[Plotting code records]

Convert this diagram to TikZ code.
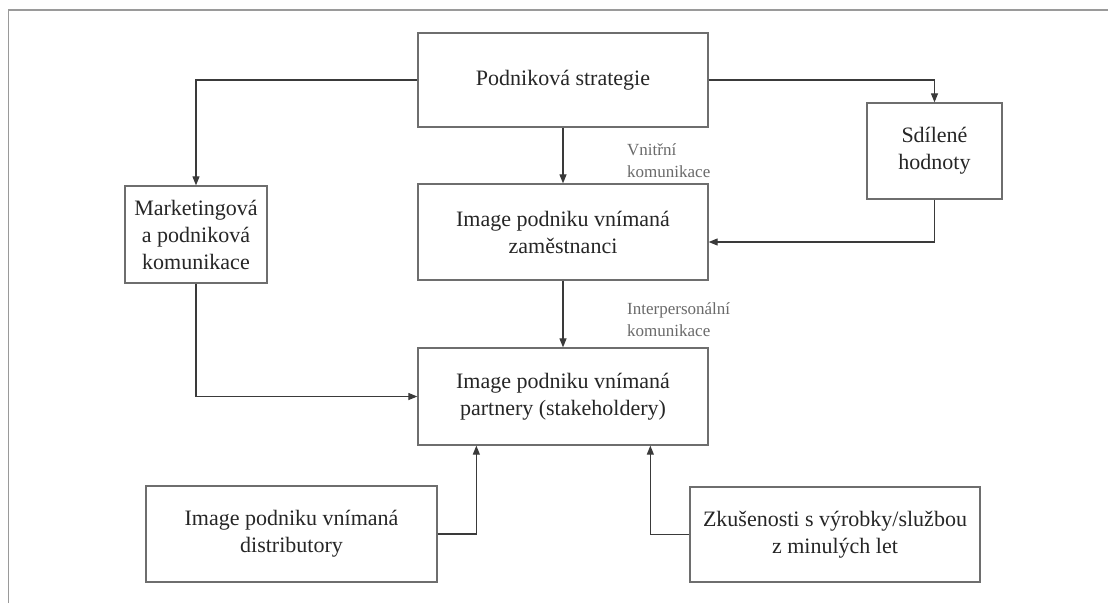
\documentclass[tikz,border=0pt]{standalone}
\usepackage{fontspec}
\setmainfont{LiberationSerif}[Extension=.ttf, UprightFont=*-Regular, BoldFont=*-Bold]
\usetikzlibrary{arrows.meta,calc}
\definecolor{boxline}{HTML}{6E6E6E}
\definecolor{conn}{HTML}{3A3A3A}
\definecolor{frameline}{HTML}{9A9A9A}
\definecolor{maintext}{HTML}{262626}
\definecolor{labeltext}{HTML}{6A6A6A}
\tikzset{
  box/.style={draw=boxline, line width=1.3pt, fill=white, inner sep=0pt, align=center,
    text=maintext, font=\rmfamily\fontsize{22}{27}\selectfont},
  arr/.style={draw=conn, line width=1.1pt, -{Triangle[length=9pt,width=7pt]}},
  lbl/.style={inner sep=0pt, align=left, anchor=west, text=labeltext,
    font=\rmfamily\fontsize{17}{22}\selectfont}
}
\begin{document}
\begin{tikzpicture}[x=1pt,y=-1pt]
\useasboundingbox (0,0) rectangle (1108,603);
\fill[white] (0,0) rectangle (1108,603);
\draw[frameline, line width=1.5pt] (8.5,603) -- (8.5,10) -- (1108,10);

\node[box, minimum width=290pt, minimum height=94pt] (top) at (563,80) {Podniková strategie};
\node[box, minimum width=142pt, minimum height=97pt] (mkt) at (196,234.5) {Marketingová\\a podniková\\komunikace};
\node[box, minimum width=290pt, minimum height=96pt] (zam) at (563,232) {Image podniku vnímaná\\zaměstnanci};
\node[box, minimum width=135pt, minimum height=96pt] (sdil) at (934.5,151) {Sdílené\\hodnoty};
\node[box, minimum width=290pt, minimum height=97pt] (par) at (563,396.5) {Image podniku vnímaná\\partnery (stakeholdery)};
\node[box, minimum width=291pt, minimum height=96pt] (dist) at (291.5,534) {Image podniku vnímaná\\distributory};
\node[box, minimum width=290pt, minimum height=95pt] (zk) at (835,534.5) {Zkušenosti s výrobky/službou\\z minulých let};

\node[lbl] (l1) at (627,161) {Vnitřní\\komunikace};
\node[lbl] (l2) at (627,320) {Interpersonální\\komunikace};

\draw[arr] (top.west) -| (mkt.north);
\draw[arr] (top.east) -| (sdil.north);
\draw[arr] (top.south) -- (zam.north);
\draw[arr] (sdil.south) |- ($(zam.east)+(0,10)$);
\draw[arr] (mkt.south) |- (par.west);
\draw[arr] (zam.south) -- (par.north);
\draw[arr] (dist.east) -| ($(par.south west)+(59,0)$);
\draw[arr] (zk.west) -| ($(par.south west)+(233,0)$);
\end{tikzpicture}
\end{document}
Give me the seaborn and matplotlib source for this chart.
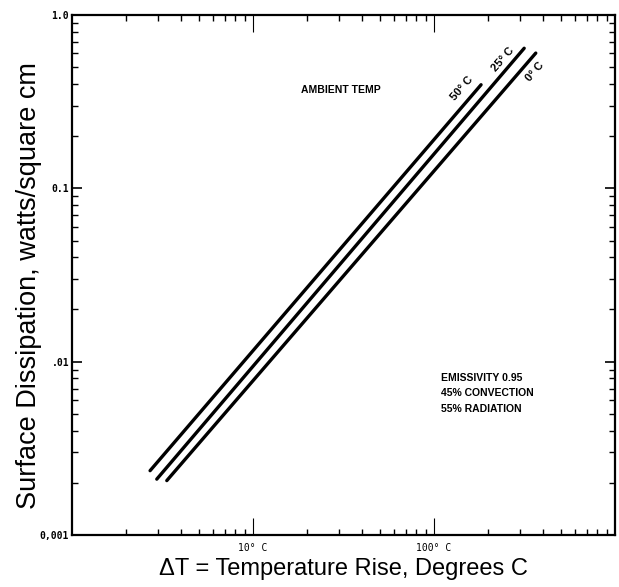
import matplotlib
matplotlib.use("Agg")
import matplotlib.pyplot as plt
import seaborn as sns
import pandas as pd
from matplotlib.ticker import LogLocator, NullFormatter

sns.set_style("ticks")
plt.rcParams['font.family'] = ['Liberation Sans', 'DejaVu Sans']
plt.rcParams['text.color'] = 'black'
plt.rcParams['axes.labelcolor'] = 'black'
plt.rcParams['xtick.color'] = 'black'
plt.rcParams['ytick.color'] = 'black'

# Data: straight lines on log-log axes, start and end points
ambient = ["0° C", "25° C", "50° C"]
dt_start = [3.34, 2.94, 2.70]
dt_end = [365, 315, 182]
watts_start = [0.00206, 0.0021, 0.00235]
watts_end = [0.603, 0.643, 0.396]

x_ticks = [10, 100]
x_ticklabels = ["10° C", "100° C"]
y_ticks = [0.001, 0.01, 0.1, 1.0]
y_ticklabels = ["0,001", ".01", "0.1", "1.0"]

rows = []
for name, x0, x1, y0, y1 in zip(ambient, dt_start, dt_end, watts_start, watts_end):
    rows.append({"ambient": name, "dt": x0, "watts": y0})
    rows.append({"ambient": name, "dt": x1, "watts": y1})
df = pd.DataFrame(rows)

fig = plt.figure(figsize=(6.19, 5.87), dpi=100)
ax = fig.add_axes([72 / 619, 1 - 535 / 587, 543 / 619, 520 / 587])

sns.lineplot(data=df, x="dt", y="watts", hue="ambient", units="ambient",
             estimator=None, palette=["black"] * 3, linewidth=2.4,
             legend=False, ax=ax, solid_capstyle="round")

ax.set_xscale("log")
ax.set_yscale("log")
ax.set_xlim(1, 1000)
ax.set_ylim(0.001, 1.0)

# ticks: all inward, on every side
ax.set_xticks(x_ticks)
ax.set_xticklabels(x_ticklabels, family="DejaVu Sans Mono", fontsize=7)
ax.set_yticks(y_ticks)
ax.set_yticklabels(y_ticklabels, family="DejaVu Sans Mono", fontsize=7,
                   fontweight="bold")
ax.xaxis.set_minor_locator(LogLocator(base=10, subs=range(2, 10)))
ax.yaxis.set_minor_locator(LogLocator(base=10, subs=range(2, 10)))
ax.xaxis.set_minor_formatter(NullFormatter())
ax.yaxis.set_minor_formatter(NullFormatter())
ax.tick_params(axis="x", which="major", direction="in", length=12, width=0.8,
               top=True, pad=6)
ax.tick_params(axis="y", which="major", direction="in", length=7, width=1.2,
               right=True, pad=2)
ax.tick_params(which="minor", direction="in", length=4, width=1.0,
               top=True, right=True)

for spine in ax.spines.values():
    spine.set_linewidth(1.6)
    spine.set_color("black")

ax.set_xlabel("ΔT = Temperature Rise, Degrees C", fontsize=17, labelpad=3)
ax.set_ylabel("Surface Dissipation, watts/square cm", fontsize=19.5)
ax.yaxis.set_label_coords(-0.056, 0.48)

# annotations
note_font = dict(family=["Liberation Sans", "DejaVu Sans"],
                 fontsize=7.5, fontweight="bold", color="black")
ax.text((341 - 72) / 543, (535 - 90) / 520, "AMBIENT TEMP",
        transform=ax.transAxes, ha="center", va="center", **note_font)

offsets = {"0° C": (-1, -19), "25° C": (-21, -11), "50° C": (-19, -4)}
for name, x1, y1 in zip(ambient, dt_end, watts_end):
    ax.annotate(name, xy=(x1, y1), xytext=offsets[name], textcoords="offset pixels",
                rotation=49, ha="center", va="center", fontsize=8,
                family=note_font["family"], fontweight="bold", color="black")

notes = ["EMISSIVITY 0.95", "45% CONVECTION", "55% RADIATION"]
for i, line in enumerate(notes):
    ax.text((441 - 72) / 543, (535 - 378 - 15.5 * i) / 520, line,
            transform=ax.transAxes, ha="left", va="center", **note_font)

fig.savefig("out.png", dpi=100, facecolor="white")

*What needs to be done:* Copy nothing but the lines from the top of the material through the line holding "(8.5,10) -- (1108,10);", exactly as written; omit pictures.

*Answer below:*
Convert this diagram to TikZ code.
\documentclass[tikz,border=0pt]{standalone}
\usepackage{fontspec}
\setmainfont{LiberationSerif}[Extension=.ttf, UprightFont=*-Regular, BoldFont=*-Bold]
\usetikzlibrary{arrows.meta,calc}
\definecolor{boxline}{HTML}{6E6E6E}
\definecolor{conn}{HTML}{3A3A3A}
\definecolor{frameline}{HTML}{9A9A9A}
\definecolor{maintext}{HTML}{262626}
\definecolor{labeltext}{HTML}{6A6A6A}
\tikzset{
  box/.style={draw=boxline, line width=1.3pt, fill=white, inner sep=0pt, align=center,
    text=maintext, font=\rmfamily\fontsize{22}{27}\selectfont},
  arr/.style={draw=conn, line width=1.1pt, -{Triangle[length=9pt,width=7pt]}},
  lbl/.style={inner sep=0pt, align=left, anchor=west, text=labeltext,
    font=\rmfamily\fontsize{17}{22}\selectfont}
}
\begin{document}
\begin{tikzpicture}[x=1pt,y=-1pt]
\useasboundingbox (0,0) rectangle (1108,603);
\fill[white] (0,0) rectangle (1108,603);
\draw[frameline, line width=1.5pt] (8.5,603) -- (8.5,10) -- (1108,10);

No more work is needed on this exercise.